We actually managed to make it ashore last night, again finding our way to the town’s public wharf with the assistance of modern magic, a small handheld GPS unit into which I had punched some numbers extracted from the electronic charts on my laptop.  We motored ashore in the little dinghy peering intently through the murk and after what seemed forever there appeared before us the wharf.  I continue to wonder at our technology, how it has transformed our world.  Not so many years ago we would still have been all at sea, literally.  So it was that we managed to enjoy a hot take away meal and a couple of cold ales.  Humans are capable of such wonders, surely a little global warming is not beyond our abilities to solve.

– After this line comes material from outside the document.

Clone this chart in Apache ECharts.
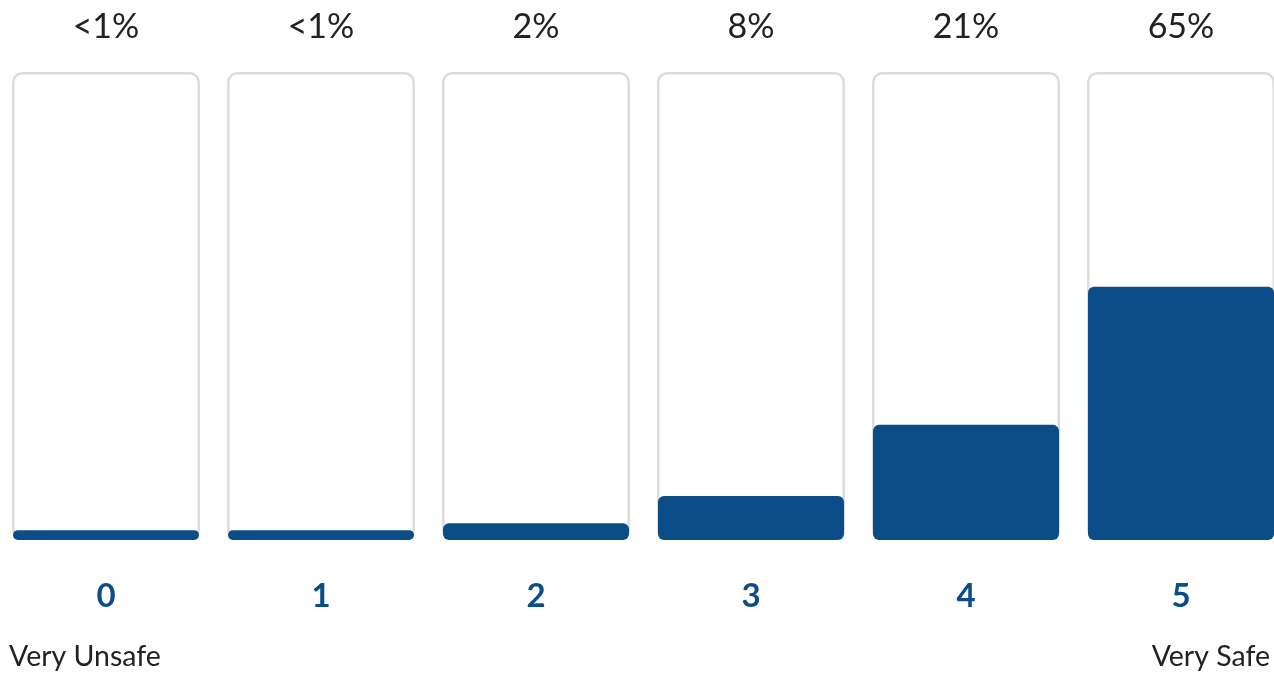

This morning the first order of the day was to establish the nature and extent of the engine problem.  While Paul went ashore to research some logistic and communications issues I would work on the engine.  I lifted up the engine box and immediately the evidence before hinted at a serious engine alignment problem, the coupling between the gearbox and the propeller shaft was torn apart, the engine was no longer connected to the propeller!  On closer inspection it seems an engine mount had failed causing a misalignment which in turn caused the coupling to fail.  At this stage it appears the gearbox is OK, but this we will not know for sure until the coupling is replaced and the engine realigned.  The question is now where to find a new coupling and engine mounts.  Trepassy is certainly not going to be the place to find them.  It is Sunday, this problem will have to wait until tomorrow.